A negligence claim requires proof of a standard of care. Commission rules evidence the standard of care applicable to oil and gas operators’ surface use, but do not conclusively establish that standard. As evidence of the applicable standard of care, commission rules that adopt a standard of care which is within the common knowledge and experience of ordinary persons allow the trier of fact to determine the legal duty owed by the operator without the aid of expert testimony. If, however, a commission rule adopts a standard of care which is not within the common knowledge and experience of ordinary persons, expert testimony would be required.

' Because some of the rules provisions allegedly violated by Gerrity included standards of care within the common knowledge and experience of ordinary persons, Magness was not required to present testimony of an expert in the oil and gas industry in order to present evidence of the duty owed by Gerrity. Hence, although the court of appeals incorrectly held that expert testimony was not required to prove negligence because the rules define the duty owed by an oil and gas operator, it correctly reversed the trial court judgment requiring Magness to present the testimony of an expert in the oil and gas industry.

A trespass claim does not require evidence of an applicable standard of care, but instead requires evidence, in establishing a prima facie case, that the operator’s surface use materially interfered with the surface owner’s use of the surface.
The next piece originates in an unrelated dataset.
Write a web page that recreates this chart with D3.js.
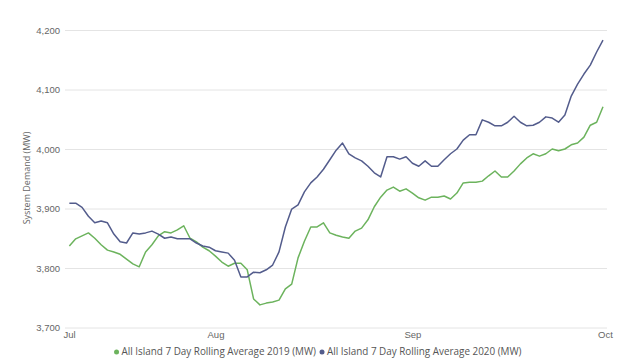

Because this evidence may be presented by lay witnesses, expert testimony is not required for a surface owner to sustain a claim of trespass.

A,

In Colorado, a prima facie case of negligence is established when the plaintiff proves the following elements: the existence of a legal duty owed by the defendant to the plaintiff, a breach of that duty, injury to the plaintiff, and a causal, relationship between the breach and the injury. See Connes v. Molalla Transp. Sys., Inc., 831 P.2d 1316, 1320 (Colo.1992). Because negligence requires proof of the existence and breach of a legal duty, a negligence claim cannot be sustained without evidence of an applicable standard of care and evidence that the defendant’s conduct did not conform to the standard of care. See United Blood Servs. v. Quintana, 827 P.2d 509, 519 (Colo.1992).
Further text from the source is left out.